New research co-funded by the Russell Sage Foundation and the Pew Charitable Trusts contains sobering new evidence on the lack of social mobility in the United States. In their report, authors David Grusky and Pablo Mitnik (Stanford University) note that approximately half of parental income advantages in the United States are passed on to children, which is among the lowest estimates of economic mobility yet produced.

The study, "Economic Mobility in the United States," provides the most comprehensive assessment to date of the intergenerational transmission of economic advantage. The report draws on a new data set from tax returns and other administrative sources to overcome limitations that hampered previous studies. These findings make clear that children raised in families that are far apart on the income ladder can expect markedly different economic futures. As Joe Pinsker writes about the report in the Atlantic, “This means that the amount of money one makes can be roughly predicted by how much money one’s parents made, and that only gets truer as one moves along the earnings spectrum.”

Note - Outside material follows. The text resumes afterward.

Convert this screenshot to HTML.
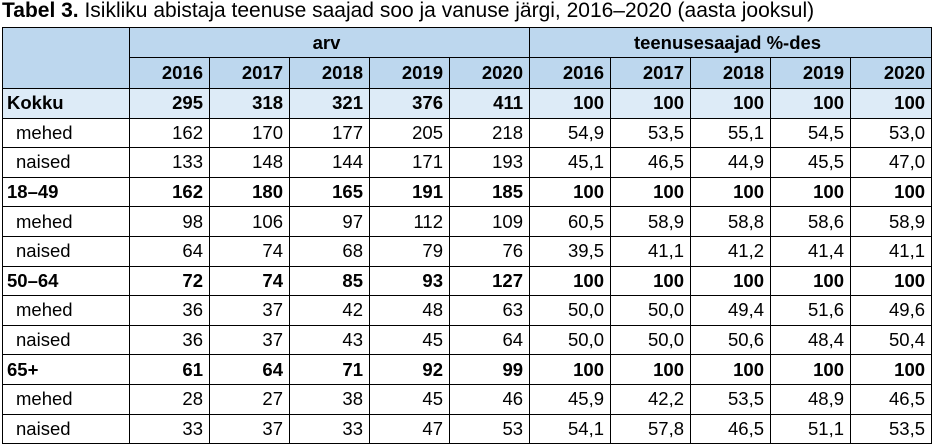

RSF president Sheldon Danziger stated, “The report documents that public policies must do more to level the playing field so that children from low-income families have greater opportunities to compete in the 21st century economy. Over recent decades, the rising income and wealth of affluent parents have allowed them to increase investments in their children, from day care through college. At the same time, wages have stagnated for most workers and low-income families have struggled to pay for routine expenses.”

This report utilizes the intergenerational elasticity (IGE) to measure the share of economic advantage that is passed on to children. The IGE is typically between zero and one, with an IGE of zero implying that children from families of different socioeconomic status have the same expected income as one another, with no inherited income advantage or disadvantage. An IGE of one, on the other hand, implies that parental advantages are fully passed on.

Key findings in the report:

  • Approximately half of parental income advantages are passed on to children.
    The IGE, when averaged across all levels of parental income, is estimated at 0.52 for men and 0.47 for women. These estimates are at the high end of previous estimates and imply that the United States is very immobile.
  • Children born far apart in the income distribution have very different economic outcomes.
    The expected family income of children raised at the 90th income percentile is about three times that of children raised at the 10th percentile.
  • Parental income matters more for men’s earnings than for women’s.
    Although both men and women benefit from being born into higher-income families, men benefit much more, at least in terms of their own earnings.
  • The persistence of advantage is especially large among those raised in the middle to upper reaches of the income distribution.
    The IGE among adults whose parents were between the 50th and 90th income percentiles is 0.68 for men and 0.63 for women. This means that approximately two-thirds of parental income differences within this region of the income distribution persist into the next generation.